A lo largo de toda la Antigua Alianza, la misión de María fue preparada por la misión de algunas santas mujeres. Al principio de todo está Eva: a pesar de su desobediencia, recibe la promesa de una descendencia que será vencedora del Maligno (cf. Gn 3, 15) y la de ser la madre de todos los vivientes (cf. Gn 3, 20). En virtud de esta promesa, Sara concibe un hijo a pesar de su edad avanzada (cf. Gn 18, 10-14; 21,1-2). Contra toda expectativa humana, Dios escoge lo que era tenido por impotente y débil (cf. 1 Co 1, 27) para mostrar la fidelidad a su promesa: Ana, la madre de Samuel (cf. 1 S 1), Débora, Rut, Judit, y Ester, y muchas otras mujeres. María «sobresale entre los humildes y los pobres del Señor, que esperan de él con confianza la salvación y la acogen.
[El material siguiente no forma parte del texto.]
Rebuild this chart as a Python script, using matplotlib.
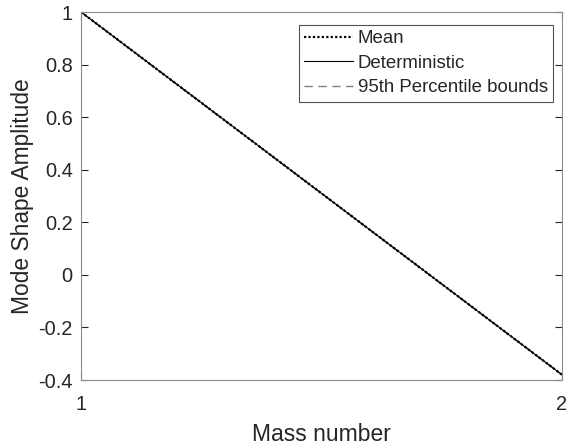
import matplotlib
matplotlib.use("Agg")
import matplotlib.pyplot as plt
from matplotlib.ticker import FixedLocator, FuncFormatter

plt.rcParams['font.family'] = ['Liberation Sans', 'DejaVu Sans']
plt.rcParams['axes.unicode_minus'] = False

# Mode shape of a two-mass system
mass_number = [1, 2]
mean_shape = [1.0, -0.38]
deterministic_shape = [1.0, -0.38]
lower_bound = [1.0, -0.38]
upper_bound = [1.0, -0.38]

x_ticks = [1, 2]
y_ticks = [-0.4, -0.2, 0, 0.2, 0.4, 0.6, 0.8, 1]

fig = plt.figure(figsize=(5.71, 4.48), dpi=100)
ax = fig.add_axes([81 / 571, 1 - 380 / 448, 481 / 571, 368 / 448])

ax.plot(mass_number, lower_bound, color='#7f7f7f', ls=(0, (6, 4)), lw=1.0, label='95th Percentile bounds')
ax.plot(mass_number, upper_bound, color='#7f7f7f', ls=(0, (6, 4)), lw=1.0)
ax.plot(mass_number, deterministic_shape, color='black', ls='-', lw=0.8, label='Deterministic')
ax.plot(mass_number, mean_shape, color='black', ls=(0, (1, 1)), lw=1.6, label='Mean')

ax.set_xlim(1, 2)
ax.set_ylim(-0.4, 1)
ax.xaxis.set_major_locator(FixedLocator(x_ticks))
ax.yaxis.set_major_locator(FixedLocator(y_ticks))
ax.yaxis.set_major_formatter(FuncFormatter(lambda v, p: f"{v:g}"))

for s in ax.spines.values():
    s.set_color('#8c8c8c')
    s.set_linewidth(0.8)
ax.tick_params(direction='in', length=5, width=0.8, color='#262626',
               labelsize=14.4, labelcolor='#262626',
               top=True, right=True)
ax.tick_params(axis='y', pad=6)
ax.tick_params(axis='x', pad=11)

ax.set_xlabel('Mass number', fontsize=16.5, color='#262626', labelpad=6)
ax.set_ylabel('Mode Shape Amplitude', fontsize=16.4, color='#262626', labelpad=3)

handles, labels = ax.get_legend_handles_labels()
order = [2, 1, 0]
leg = ax.legend([handles[i] for i in order], [labels[i] for i in order],
                loc='upper right', bbox_to_anchor=(0.982, 0.966),
                fontsize=13.4, frameon=True, fancybox=False,
                handlelength=2.6, handletextpad=0.27, borderpad=0.3,
                labelspacing=0.4, borderaxespad=0.0)
leg.get_frame().set_edgecolor('#262626')
leg.get_frame().set_linewidth(0.8)
for t in leg.get_texts():
    t.set_color('#262626')

fig.savefig('out.png', dpi=100)
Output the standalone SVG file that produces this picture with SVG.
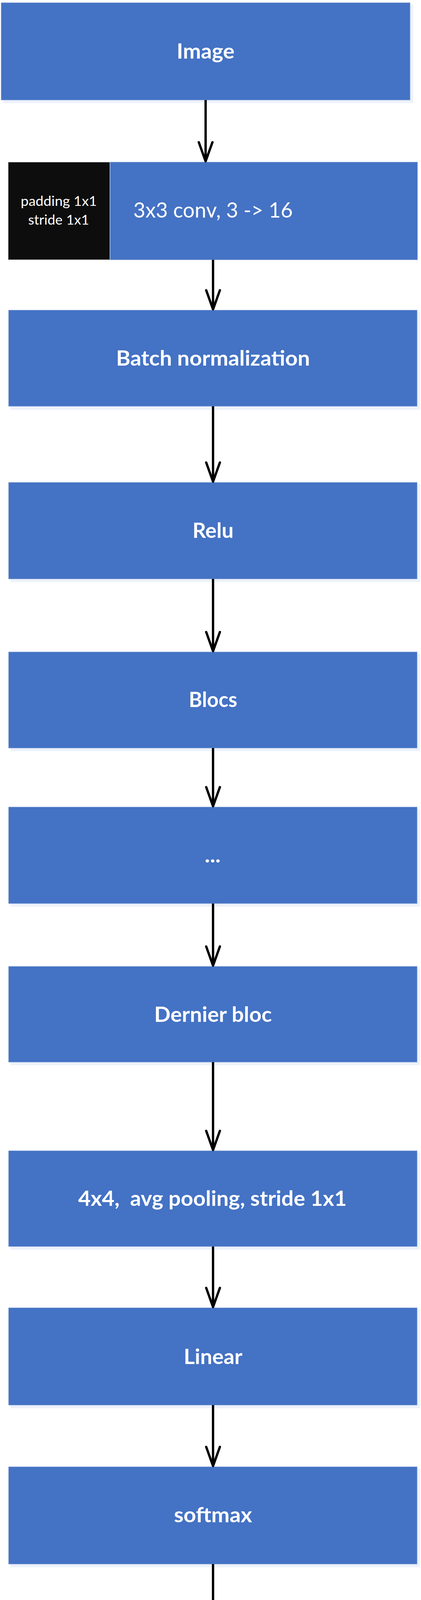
<svg xmlns="http://www.w3.org/2000/svg" width="1077" height="4424" viewBox="0 0 1077 4424">
  <style>
    .box { fill: #4472C4; stroke: #7F9DD6; stroke-width: 1; }
    .shadow { fill: #EDF2FA; }
    .dark { fill: #0D0D0D; stroke: #5A5A5A; stroke-width: 1; }
    .lbl { font-family: Lato, "Open Sans", "Liberation Sans", sans-serif; font-weight: 700; font-size: 54px; fill: #FFFFFF; text-anchor: middle; }
    .reg { font-family: Lato, "Open Sans", "Liberation Sans", sans-serif; font-weight: 400; font-size: 54px; fill: #FFFFFF; text-anchor: middle; }
    .small { font-family: Lato, "Open Sans", "Liberation Sans", sans-serif; font-weight: 400; font-size: 35.5px; fill: #FFFFFF; text-anchor: middle; }
    .conn { stroke: #000000; stroke-width: 6; fill: none; marker-end: url(#arrow); }
  </style>
  <defs>
    <marker id="arrow" markerUnits="userSpaceOnUse" viewBox="-56 -25 62 50" refX="0" refY="0" markerWidth="62" markerHeight="50" orient="auto">
      <path d="M -49,-17.5 L 0,0 L -49,17.5" fill="none" stroke="#000000" stroke-width="6" stroke-linecap="round" stroke-linejoin="round"/>
    </marker>
  </defs>
  <rect width="1077" height="4424" fill="#FFFFFF"/>

  <g id="node-image">
    <rect class="shadow" x="8" y="12" width="1049" height="252"/>
    <rect class="box" x="3" y="7" width="1046" height="249"/>
    <text class="lbl" x="526" y="150" textLength="148" lengthAdjust="spacingAndGlyphs">Image</text>
  </g>

  <g id="node-conv">
    <rect class="box" x="282" y="415" width="786" height="250"/>
    <text class="reg" x="545" y="557" textLength="408" lengthAdjust="spacingAndGlyphs">3x3 conv, 3 -&gt; 16</text>
  </g>

  <g id="node-padding">
    <rect class="dark" x="21.5" y="415.5" width="259" height="249"/>
    <text class="small" x="150.5" y="527" textLength="195" lengthAdjust="spacingAndGlyphs">padding 1x1</text>
    <text class="small" x="150" y="575" textLength="156" lengthAdjust="spacingAndGlyphs">stride 1x1</text>
  </g>

  <g id="node-batchnorm">
    <rect class="shadow" x="27" y="799" width="1048" height="250"/>
    <rect class="box" x="22" y="794" width="1045" height="246"/>
    <text class="lbl" x="545" y="936" textLength="496" lengthAdjust="spacingAndGlyphs">Batch normalization</text>
  </g>

  <g id="node-relu">
    <rect class="shadow" x="27" y="1240" width="1048" height="250"/>
    <rect class="box" x="22" y="1235" width="1045" height="247"/>
    <text class="lbl" x="545" y="1377" textLength="105" lengthAdjust="spacingAndGlyphs">Relu</text>
  </g>

  <g id="node-blocs">
    <rect class="shadow" x="27" y="1674" width="1048" height="249"/>
    <rect class="box" x="22" y="1669" width="1045" height="246"/>
    <text class="lbl" x="545" y="1810" textLength="124" lengthAdjust="spacingAndGlyphs">Blocs</text>
  </g>

  <g id="node-ellipsis">
    <rect class="shadow" x="27" y="2071" width="1048" height="250"/>
    <rect class="box" x="22" y="2066" width="1045" height="247"/>
    <text class="lbl" x="544" y="2208" textLength="41" lengthAdjust="spacingAndGlyphs">...</text>
  </g>

  <g id="node-dernier">
    <rect class="shadow" x="27" y="2479" width="1048" height="248"/>
    <rect class="box" x="22" y="2474" width="1045" height="245"/>
    <text class="lbl" x="545" y="2616" textLength="301" lengthAdjust="spacingAndGlyphs">Dernier bloc</text>
  </g>

  <g id="node-pooling">
    <rect class="shadow" x="27" y="2951" width="1048" height="248"/>
    <rect class="box" x="22" y="2946" width="1045" height="245"/>
    <text class="lbl" x="543.5" y="3087" textLength="687" lengthAdjust="spacingAndGlyphs" xml:space="preserve">4x4,  avg pooling, stride 1x1</text>
  </g>

  <g id="node-linear">
    <rect class="shadow" x="27" y="3353" width="1048" height="252"/>
    <rect class="box" x="22" y="3348" width="1045" height="249"/>
    <text class="lbl" x="545" y="3492" textLength="150" lengthAdjust="spacingAndGlyphs">Linear</text>
  </g>

  <g id="node-softmax">
    <rect class="shadow" x="27" y="3760" width="1048" height="252"/>
    <rect class="box" x="22" y="3755" width="1045" height="249"/>
    <text class="lbl" x="545" y="3897" textLength="200" lengthAdjust="spacingAndGlyphs">softmax</text>
  </g>

  <g id="node-classes">
    <rect class="shadow" x="27" y="4167" width="1048" height="251"/>
    <rect class="box" x="22" y="4162" width="1045" height="248"/>
    <text class="lbl" x="544" y="4304" textLength="168" lengthAdjust="spacingAndGlyphs">classes</text>
  </g>

  <g id="connectors">
    <line class="conn" x1="526" y1="256" x2="526" y2="413"/>
    <line class="conn" x1="545" y1="665" x2="545" y2="792"/>
    <line class="conn" x1="545" y1="1040" x2="545" y2="1233"/>
    <line class="conn" x1="545" y1="1482" x2="545" y2="1667"/>
    <line class="conn" x1="545" y1="1915" x2="545" y2="2064"/>
    <line class="conn" x1="545" y1="2313" x2="545" y2="2472"/>
    <line class="conn" x1="545" y1="2719" x2="545" y2="2944"/>
    <line class="conn" x1="545" y1="3191" x2="545" y2="3346"/>
    <line class="conn" x1="545" y1="3597" x2="545" y2="3753"/>
    <line class="conn" x1="545" y1="4004" x2="545" y2="4160"/>
  </g>
</svg>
Finalmente, con ella, excelsa Hija de Sión, después de la larga espera de la promesa, se cumple el plazo y se inaugura el nuevo plan de salvación» (LG 55).
Para ser la Madre del Salvador, María fue «dotada por Dios con dones a la medida de una misión tan importante» (LG 56). El ángel Gabriel en el momento de la anunciación la saluda como «llena de gracia» (Lc 1, 28). En efecto, para poder dar el asentimiento libre de su fe al anuncio de su vocación era preciso que ella estuviese totalmente conducida por la gracia de Dios.
A lo largo de los siglos, la Iglesia ha tomado conciencia de que María «llena de gracia» por Dios (Lc 1, 28) había sido redimida desde su concepción. Es lo que confiesa el dogma de la Inmaculada Concepción, proclamado en 1854 por el Papa Pío IX:
«… la bienaventurada Virgen María fue preservada inmune de toda la mancha de pecado original en el primer instante de su concepción por singular gracia y privilegio de Dios omnipotente, en atención a los méritos de Jesucristo Salvador del género humano (Pío IX, Bula Ineffabilis Deus: DS, 2803).